Die derzeitige Position der EU beruht auf einem Dreieck: ein Deal über den Status von EU-Bürgern, die Brexit-Rechnung und eine Lösung für Nordirland. Labour hatte versprochen, im Falle eines Wahlsiegs am ersten Arbeitstag der neuen Regierung den Status der EU-Bürger zu garantieren. Aber wann wäre der Stichtag gewesen? Am Tag des Austritts aus der EU, am Tag, an dem Artikel 50 eingeleitet wurde, oder am Tag des Referendums? Würde er lebenslange Garantien samt Pensionsansprüchen und Arbeitlosengeld für diese Bürger und deren Familienmitglieder umfassen? Wie hoch soll die Brexit-Rechnung ausfallen? Labour wollte keine Zahl nennen.
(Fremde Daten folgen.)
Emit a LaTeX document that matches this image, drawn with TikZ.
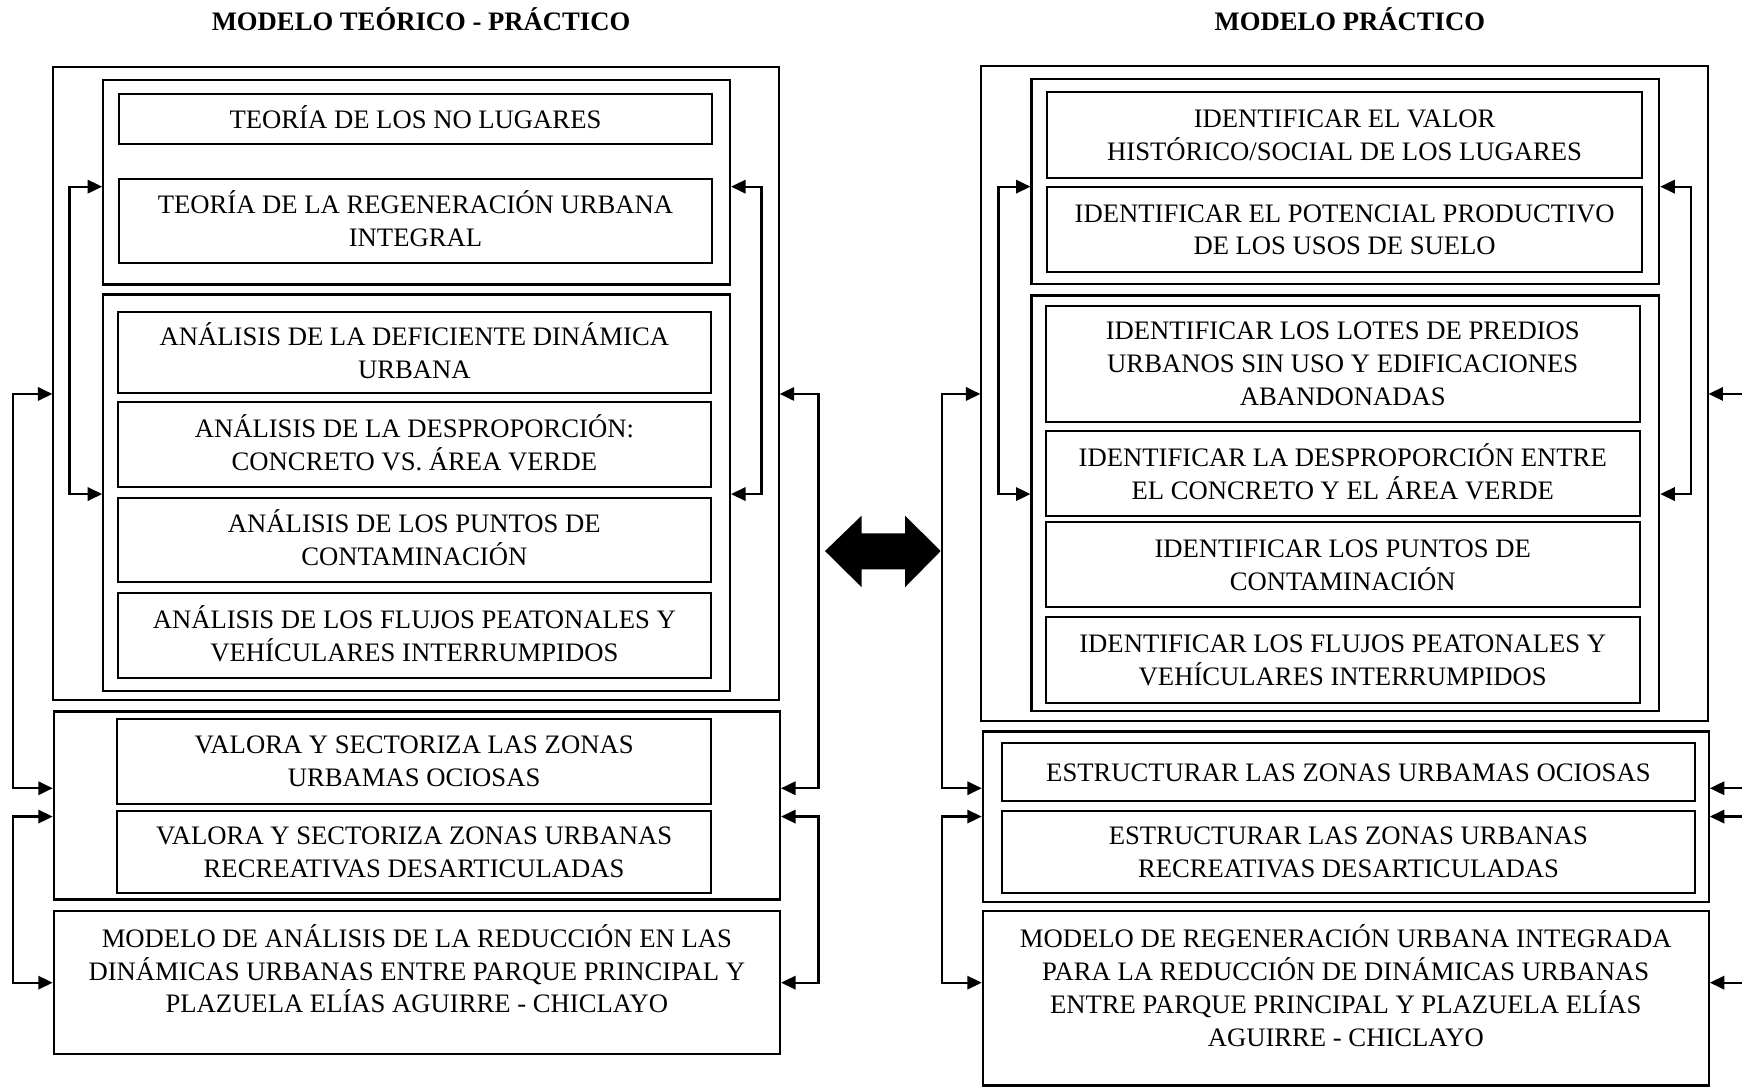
\documentclass[tikz,border=0pt]{standalone}
\usepackage{fontspec}
\setmainfont{Liberation Serif}
\usetikzlibrary{arrows.meta}
\newcommand{\mystrut}{\rule[-4pt]{0pt}{24pt}}
\newcommand{\lines}[1]{\mystrut#1\mystrut}
\newcommand{\fs}{\fontsize{24}{29.5}\selectfont}
\tikzset{
  outerbox/.style={draw, line width=1.7pt, inner sep=0pt, rectangle},
  groupbox/.style={draw, line width=2.1pt, inner sep=0pt, rectangle},
  item/.style={draw, line width=1.7pt, inner sep=0pt, rectangle, align=center, font=\fs},
  txt/.style={inner sep=0pt, align=center, font=\fs},
  ttl/.style={inner sep=0pt, font=\fs\bfseries, anchor=base},
  conn/.style={line width=2pt, {Triangle[length=13pt,width=12pt]}-{Triangle[length=13pt,width=12pt]}}
}
\begin{document}
\begin{tikzpicture}[x=1pt,y=-1pt]
\useasboundingbox (0,0) rectangle (1568,978);
\fill[white] (0,0) rectangle (1568,978);
\clip (0,0) rectangle (1568,978);

% titles
\node[ttl] (t1) at (379,27) {MODELO TEÓRICO - PRÁCTICO};
\node[ttl] (t2) at (1215,27) {MODELO PRÁCTICO};

% ---------------- left model ----------------
\node[outerbox, minimum width=653pt, minimum height=570pt] (A1) at (374.5,345) {};
\node[groupbox, minimum width=564pt, minimum height=184pt] (B1) at (375,164) {};
\node[item, minimum width=534pt, minimum height=45pt] (n1) at (374,107.5) {\lines{TEORÍA DE LOS NO LUGARES}};
\node[item, minimum width=534pt, minimum height=76pt] (n2) at (374,199) {\lines{TEORÍA DE LA REGENERACIÓN URBANA\\INTEGRAL}};
\node[groupbox, minimum width=564pt, minimum height=357pt] (B2) at (375,443.5) {};
\node[item, minimum width=534pt, minimum height=73pt] (n3) at (373,317.5) {\lines{ANÁLISIS DE LA DEFICIENTE DINÁMICA\\URBANA}};
\node[item, minimum width=534pt, minimum height=76pt] (n4) at (373,400) {\lines{ANÁLISIS DE LA DESPROPORCIÓN:\\CONCRETO VS. ÁREA VERDE}};
\node[item, minimum width=534pt, minimum height=76pt] (n5) at (373,486) {\lines{ANÁLISIS DE LOS PUNTOS DE\\CONTAMINACIÓN}};
\node[item, minimum width=534pt, minimum height=76pt] (n6) at (373,572) {\lines{ANÁLISIS DE LOS FLUJOS PEATONALES Y\\VEHÍCULARES INTERRUMPIDOS}};
\node[groupbox, minimum width=653.5pt, minimum height=169pt] (C1) at (375.25,725) {};
\node[item, minimum width=534.5pt, minimum height=76.6pt] (n7) at (372.75,685.3) {\lines{VALORA Y SECTORIZA LAS ZONAS\\URBAMAS OCIOSAS}};
\node[item, minimum width=534.5pt, minimum height=73.5pt] (n8) at (372.75,766.75) {\lines{VALORA Y SECTORIZA ZONAS URBANAS\\RECREATIVAS DESARTICULADAS}};
\node[groupbox, minimum width=653.5pt, minimum height=129pt] (D1) at (375.25,884.2) {};
\node[txt, anchor=north] (D1t) at ([yshift=-13.3pt]D1.north) {\lines{MODELO DE ANÁLISIS DE LA REDUCCIÓN EN LAS\\DINÁMICAS URBANAS ENTRE PARQUE PRINCIPAL Y\\PLAZUELA ELÍAS AGUIRRE - CHICLAYO}};

% ---------------- right model ----------------
\node[outerbox, minimum width=653.7pt, minimum height=589.2pt] (A2) at (1210.15,354) {};
\node[groupbox, minimum width=564.8pt, minimum height=184.2pt] (B3) at (1211,163.5) {};
\node[item, minimum width=535.2pt, minimum height=76.8pt] (m1) at (1210.3,121.5) {\lines{IDENTIFICAR EL VALOR\\HISTÓRICO/SOCIAL DE LOS LUGARES}};
\node[item, minimum width=535.2pt, minimum height=76.8pt] (m2) at (1210.3,206.7) {\lines{IDENTIFICAR EL POTENCIAL PRODUCTIVO\\DE LOS USOS DE SUELO}};
\node[groupbox, minimum width=564.8pt, minimum height=373.9pt] (B4) at (1211,453) {};
\node[item, minimum width=534.7pt, minimum height=104.1pt] (m3) at (1208.65,327.45) {\lines{IDENTIFICAR LOS LOTES DE PREDIOS\\URBANOS SIN USO Y EDIFICACIONES\\ABANDONADAS}};
\node[item, minimum width=534.7pt, minimum height=76.4pt] (m4) at (1208.65,426.2) {\lines{IDENTIFICAR LA DESPROPORCIÓN ENTRE\\EL CONCRETO Y EL ÁREA VERDE}};
\node[item, minimum width=534.7pt, minimum height=76.5pt] (m5) at (1208.65,508.35) {\lines{IDENTIFICAR LOS PUNTOS DE\\CONTAMINACIÓN}};
\node[item, minimum width=534.7pt, minimum height=76.8pt] (m6) at (1208.65,594) {\lines{IDENTIFICAR LOS FLUJOS PEATONALES Y\\VEHÍCULARES INTERRUMPIDOS}};
\node[groupbox, minimum width=653.3pt, minimum height=153.6pt] (C2) at (1211.35,735.3) {};
\node[item, minimum width=623.3pt, minimum height=52pt] (m7) at (1213.75,695) {\lines{ESTRUCTURAR LAS ZONAS URBAMAS OCIOSAS}};
\node[item, minimum width=623.3pt, minimum height=73.5pt] (m8) at (1213.75,766.75) {\lines{ESTRUCTURAR LAS ZONAS URBANAS\\RECREATIVAS DESARTICULADAS}};
\node[groupbox, minimum width=653.3pt, minimum height=157.3pt] (D2) at (1211.35,898.35) {};
\node[txt, anchor=north] (D2t) at ([yshift=-13.8pt]D2.north) {\lines{MODELO DE REGENERACIÓN URBANA INTEGRADA\\PARA LA REDUCCIÓN DE DINÁMICAS URBANAS\\ENTRE PARQUE PRINCIPAL Y PLAZUELA ELÍAS\\AGUIRRE - CHICLAYO}};

% y levels of connectors
\coordinate (ya) at (0,168);
\coordinate (yb) at (0,444.7);
\coordinate (yc) at (0,354.6);
\coordinate (yd) at (0,709.5);
\coordinate (ye) at (0,735);
\coordinate (yf) at (0,884.5);

% left connectors
\draw[conn] (B1.west|-ya) -- (62.6,168) -- (62.6,444.7) -- (B2.west|-yb);
\draw[conn] (B1.east|-ya) -- (685.4,168) -- (685.4,444.7) -- (B2.east|-yb);
\draw[conn] (A1.west|-yc) -- (11.7,354.6) -- (11.7,709.5) -- (C1.west|-yd);
\draw[conn] (A1.east|-yc) -- (736.7,354.6) -- (736.7,709.5) -- (C1.east|-yd);
\draw[conn] (C1.west|-ye) -- (11.7,735) -- (11.7,884.5) -- (D1.west|-yf);
\draw[conn] (C1.east|-ye) -- (736.7,735) -- (736.7,884.5) -- (D1.east|-yf);

% right connectors
\draw[conn] (B3.west|-ya) -- (898.8,168) -- (898.8,444.7) -- (B4.west|-yb);
\draw[conn] (B3.east|-ya) -- (1522.1,168) -- (1522.1,444.7) -- (B4.east|-yb);
\draw[conn] (A2.west|-yc) -- (847.9,354.6) -- (847.9,709.5) -- (C2.west|-yd);
\draw[conn] (C2.west|-ye) -- (847.9,735) -- (847.9,884.5) -- (D2.west|-yf);
\draw[conn] (A2.east|-yc) -- (1580,354.6) -- (1580,709.5) -- (C2.east|-yd);
\draw[conn] (C2.east|-ye) -- (1580,735) -- (1580,884.5) -- (D2.east|-yf);

% big double arrow
\fill[black] (742.6,496) -- (775.6,464.1) -- (775.6,480) -- (814.6,480) -- (814.6,464.1)
  -- (846.7,496) -- (814.6,528.6) -- (814.6,512.4) -- (775.6,512.4) -- (775.6,528.6) -- cycle;
\end{tikzpicture}
\end{document}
Nicht zu vergessen die leidige Irland-Frage, die im 19. Jahrhundert ungelöst blieb und nun erneut die englische Elite in ihren Grundfesten erschüttert.

Die protestantische Democratic Unionist Party (DUP) wird in Belfast und in London die Macht teilen und dabei eine konservative Regierung unterstützen. Dies hat das prekäre Machtgleichgewicht dramatisch verändert. London war in Nordirland nie ein "ehrlicher Makler". Es war und bleibt ein Symbol des alten imperialen Establishments. Mit der Einbeziehung der DUP wird das Gleichgewicht sogar noch asymmetrischer. Wer könnte nun den "ehrlichen Makler" spielen? Die EU vielleicht - aber sie ist auch an den Brexit-Verhandlungen mit London beteiligt und wohl kaum neutral:
Sie vertritt die Interessen der EU-27 inklusive der Republik Irland, die auch eine instabile Minderheitsregierung hat. Die USA spielten in der Vergangenheit eine positive Rolle, doch die aktuelle Administration im Weißen Haus sorgt für Skepsis.

Labour schlug den Brexit bei der Wahl aus dem Ring, indem sie das Ergebnis des Referendums akzeptierte und bestätigte, dass der freie Personenverkehr zu Ende gehe. Die Immigration würde "etwas zurückgehen", sagte Labour-Chef Jeremy Corbyn, ohne seine Karten aufzudecken. Labour hat einen Sieg ohne Verantwortung errungen. Und nun warten EU-Bürger auf ihr Schicksal; was der Brexit die Briten kostet, ist unklar; und der Friede in Nordirland steht auf dem Prüfstand. Am Anfang der Verhandlungen mit der EU steht das Brexit-Bermudadreieck.